Leave out the pictures, and write out exactly the lines from the beginning of the material to the line holding "1.84, 1.83, 1.825, 1.82, 1.81, 1.81]", that line included, and nothing else.

**********

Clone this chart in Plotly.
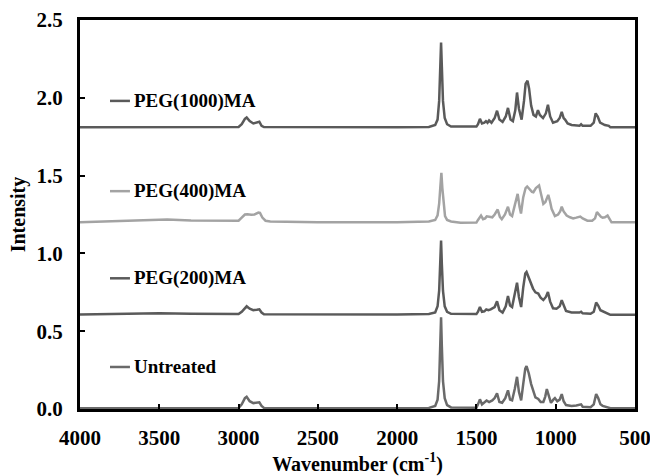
import plotly.graph_objects as go

# ---------------- data ----------------
series_names = ["PEG(1000)MA", "PEG(400)MA", "PEG(200)MA", "Untreated"]

peg1000_wn = [4000, 3000, 2980, 2960, 2949, 2930, 2907, 2885, 2869, 2855, 2840, 2000,
              1800, 1760, 1745, 1735, 1728, 1723, 1718, 1711, 1700, 1685, 1660,
              1500, 1490, 1478, 1465, 1450, 1440, 1430, 1420, 1405, 1385, 1370, 1355,
              1335, 1315, 1301, 1285, 1270, 1255, 1244, 1232, 1215, 1200, 1190, 1178,
              1168, 1155, 1140, 1125, 1112, 1100, 1080, 1062, 1049, 1035, 1017, 990,
              975, 962, 950, 941, 925, 900, 870, 850, 840, 830, 780, 760, 748, 735,
              720, 704, 690, 665, 655, 500]
peg1000_int = [1.81, 1.812, 1.83, 1.865, 1.874, 1.85, 1.835, 1.84, 1.846, 1.82, 1.812, 1.81,
               1.812, 1.825, 1.86, 1.98, 2.20, 2.355, 2.20, 1.98, 1.87, 1.83, 1.815,
               1.815, 1.83, 1.865, 1.835, 1.84, 1.85, 1.84, 1.855, 1.84, 1.87, 1.917, 1.86,
               1.845, 1.88, 1.935, 1.86, 1.85, 1.92, 2.034, 1.93, 1.86, 1.98, 2.09, 2.11,
               2.06, 1.95, 1.89, 1.88, 1.92, 1.89, 1.87, 1.90, 1.955, 1.88, 1.84, 1.85,
               1.87, 1.91, 1.87, 1.86, 1.835, 1.825, 1.822, 1.82, 1.83, 1.82, 1.82, 1.84, 1.90, 1.88,
               1.84, 1.83, 1.825, 1.82, 1.81, 1.81]

peg400_wn = [4000, 3900, 3800, 3700, 3600, 3450, 3300, 3150, 3050, 3000, 2985, 2960,
             2945, 2920, 2900, 2875, 2865, 2850, 2830, 2800, 2500, 2000,
             1800, 1760, 1745, 1735, 1728, 1721, 1715, 1708, 1698, 1685, 1660, 1600,
             1500, 1490, 1471, 1458, 1445, 1435, 1420, 1400, 1385, 1366, 1352, 1340,
             1320, 1301, 1288, 1275, 1258, 1240, 1228, 1219, 1205, 1190, 1180, 1165,
             1150, 1141, 1125, 1105, 1092, 1078, 1065, 1047, 1035, 1026, 1005, 985,
             972, 962, 950, 931, 910, 890, 870, 845, 830, 800, 770, 752, 740, 728,
             715, 704, 690, 673, 662, 648, 500]
peg400_int = [1.20, 1.203, 1.208, 1.21, 1.215, 1.218, 1.212, 1.21, 1.207, 1.21, 1.225, 1.25,
              1.252, 1.248, 1.25, 1.262, 1.26, 1.23, 1.21, 1.205, 1.20, 1.20,
              1.205, 1.215, 1.245, 1.32, 1.42, 1.517, 1.42, 1.32, 1.24, 1.215, 1.205, 1.197,
              1.198, 1.215, 1.243, 1.22, 1.225, 1.238, 1.235, 1.232, 1.25, 1.282, 1.235, 1.22,
              1.25, 1.30, 1.25, 1.24, 1.31, 1.383, 1.30, 1.256, 1.36, 1.42, 1.43, 1.41,
              1.395, 1.393, 1.42, 1.436, 1.38, 1.318, 1.33, 1.376, 1.33, 1.287, 1.24, 1.25,
              1.27, 1.30, 1.27, 1.243, 1.232, 1.225, 1.23, 1.237, 1.225, 1.21, 1.21, 1.225, 1.265, 1.25,
              1.235, 1.23, 1.232, 1.243, 1.225, 1.20, 1.20]

peg200_wn = [4000, 3700, 3500, 3300, 3000, 2980, 2960, 2949, 2930, 2907, 2885, 2869, 2855,
             2840, 2000, 1800, 1760, 1745, 1735, 1728, 1723, 1718, 1711, 1700, 1685, 1660,
             1500, 1490, 1478, 1465, 1450, 1438, 1425, 1410, 1385, 1370, 1355, 1335,
             1315, 1301, 1288, 1275, 1258, 1244, 1232, 1218, 1205, 1192, 1184, 1170,
             1155, 1143, 1128, 1110, 1095, 1078, 1062, 1049, 1035, 1017, 995, 975, 962,
             950, 935, 900, 870, 850, 840, 830, 780, 760, 745, 732, 718, 704, 690, 665,
             655, 500]
peg200_int = [0.607, 0.61, 0.615, 0.612, 0.61, 0.625, 0.652, 0.66, 0.645, 0.635, 0.638, 0.641, 0.62,
              0.609, 0.607, 0.61, 0.62, 0.66, 0.76, 0.93, 1.083, 0.93, 0.76, 0.66, 0.625, 0.612,
              0.61, 0.625, 0.656, 0.625, 0.628, 0.64, 0.635, 0.64, 0.655, 0.692, 0.635, 0.62,
              0.66, 0.726, 0.665, 0.655, 0.73, 0.812, 0.72, 0.655, 0.78, 0.87, 0.88, 0.845,
              0.80, 0.774, 0.75, 0.742, 0.715, 0.70, 0.72, 0.752, 0.69, 0.647, 0.645, 0.66, 0.699,
              0.665, 0.63, 0.62, 0.618, 0.62, 0.625, 0.615, 0.612, 0.625, 0.684, 0.665, 0.635, 0.627, 0.622, 0.61,
              0.605, 0.605]

untreated_wn = [4000, 3000, 2980, 2960, 2949, 2930, 2907, 2885, 2869, 2855, 2840, 2000,
                1800, 1760, 1745, 1735, 1728, 1723, 1718, 1711, 1700, 1685, 1660,
                1500, 1490, 1478, 1465, 1450, 1436, 1420, 1400, 1385, 1370, 1355, 1338,
                1318, 1301, 1288, 1275, 1258, 1244, 1232, 1218, 1205, 1192, 1184, 1170,
                1155, 1143, 1128, 1110, 1095, 1078, 1066, 1056, 1042, 1030, 1015, 1005,
                990, 975, 962, 950, 935, 900, 870, 850, 840, 830, 780, 760, 745, 732,
                718, 704, 690, 665, 655, 500]
untreated_int = [0.005, 0.006, 0.03, 0.07, 0.079, 0.05, 0.038, 0.04, 0.043, 0.02, 0.007, 0.005,
                 0.007, 0.02, 0.06, 0.18, 0.40, 0.59, 0.40, 0.18, 0.07, 0.025, 0.01,
                 0.008, 0.03, 0.062, 0.03, 0.04, 0.055, 0.045, 0.055, 0.07, 0.10, 0.045, 0.04,
                 0.07, 0.12, 0.06, 0.055, 0.13, 0.207, 0.11, 0.055, 0.16, 0.26, 0.276, 0.23,
                 0.16, 0.12, 0.075, 0.065, 0.045, 0.045, 0.08, 0.128, 0.07, 0.04, 0.06, 0.07,
                 0.05, 0.06, 0.096, 0.05, 0.025, 0.02, 0.022, 0.025, 0.03, 0.015, 0.012, 0.03, 0.096, 0.07,
                 0.03, 0.02, 0.015, 0.01, 0.005, 0.005]

x_ticks = [4000, 3500, 3000, 2500, 2000, 1500, 1000, 500]
y_ticks = [0.0, 0.5, 1.0, 1.5, 2.0, 2.5]

# ---------------- styling ----------------
colors = ["#5a5a5a", "#a3a3a3", "#5a5a5a", "#6a6a6a"]
label_y = [1.98, 1.40, 0.84, 0.27]   # vertical position of each inline legend entry
FONT = "Liberation Serif"

all_wn = [peg1000_wn, peg400_wn, peg200_wn, untreated_wn]
all_int = [peg1000_int, peg400_int, peg200_int, untreated_int]

fig = go.Figure()
for name, wn, it, c in zip(series_names, all_wn, all_int, colors):
    fig.add_trace(go.Scatter(x=wn, y=it, mode="lines", name=name,
                             line=dict(color=c, width=2.5), showlegend=False))

# inline legend: short swatch + bold label
for name, yv, c in zip(series_names, label_y, colors):
    fig.add_shape(type="line", xref="paper", yref="y", x0=0.054, x1=0.090,
                  y0=yv, y1=yv, line=dict(color=c, width=2.5))
    fig.add_annotation(xref="paper", yref="y", x=0.093, y=yv, text=f"<b>{name}</b>",
                       showarrow=False, xanchor="left", yanchor="middle",
                       font=dict(family=FONT, size=19, color="black"))

axis_common = dict(showline=True, linecolor="black", linewidth=3, mirror=True,
                   ticks="inside", ticklen=5, tickwidth=2, tickcolor="black",
                   showgrid=False, zeroline=False, automargin=False,
                   ticklabeloverflow="allow",
                   tickfont=dict(family=FONT, size=21, color="black"))

fig.update_xaxes(range=[4000, 500], tickvals=x_ticks,
                 ticktext=[f"<b>{v}</b>" for v in x_ticks],
                 title=dict(text="<b>Wavenumber (cm<sup>-1</sup>)</b>",
                            font=dict(family=FONT, size=20, color="black"), standoff=4),
                 ticklabelstandoff=8, **axis_common)
fig.update_yaxes(range=[0, 2.5], tickvals=y_ticks,
                 ticktext=[f"<b>{v:.1f}</b>" for v in y_ticks],
                 title=dict(text="<b>Intensity</b>",
                            font=dict(family=FONT, size=20, color="black"), standoff=6),
                 ticklabelstandoff=10, **axis_common)

fig.update_layout(width=650, height=476, margin=dict(l=80, r=15, t=20, b=67),
                  paper_bgcolor="white", plot_bgcolor="white",
                  font=dict(family=FONT, size=19, color="black"))

fig.write_html("out.html")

**********

▶ [RESULT OF THE TASK]
Clone this chart in Plotly.
import plotly.graph_objects as go

# ---------------- data ----------------
series_names = ["PEG(1000)MA", "PEG(400)MA", "PEG(200)MA", "Untreated"]

peg1000_wn = [4000, 3000, 2980, 2960, 2949, 2930, 2907, 2885, 2869, 2855, 2840, 2000,
              1800, 1760, 1745, 1735, 1728, 1723, 1718, 1711, 1700, 1685, 1660,
              1500, 1490, 1478, 1465, 1450, 1440, 1430, 1420, 1405, 1385, 1370, 1355,
              1335, 1315, 1301, 1285, 1270, 1255, 1244, 1232, 1215, 1200, 1190, 1178,
              1168, 1155, 1140, 1125, 1112, 1100, 1080, 1062, 1049, 1035, 1017, 990,
              975, 962, 950, 941, 925, 900, 870, 850, 840, 830, 780, 760, 748, 735,
              720, 704, 690, 665, 655, 500]
peg1000_int = [1.81, 1.812, 1.83, 1.865, 1.874, 1.85, 1.835, 1.84, 1.846, 1.82, 1.812, 1.81,
               1.812, 1.825, 1.86, 1.98, 2.20, 2.355, 2.20, 1.98, 1.87, 1.83, 1.815,
               1.815, 1.83, 1.865, 1.835, 1.84, 1.85, 1.84, 1.855, 1.84, 1.87, 1.917, 1.86,
               1.845, 1.88, 1.935, 1.86, 1.85, 1.92, 2.034, 1.93, 1.86, 1.98, 2.09, 2.11,
               2.06, 1.95, 1.89, 1.88, 1.92, 1.89, 1.87, 1.90, 1.955, 1.88, 1.84, 1.85,
               1.87, 1.91, 1.87, 1.86, 1.835, 1.825, 1.822, 1.82, 1.83, 1.82, 1.82, 1.84, 1.90, 1.88,
               1.84, 1.83, 1.825, 1.82, 1.81, 1.81]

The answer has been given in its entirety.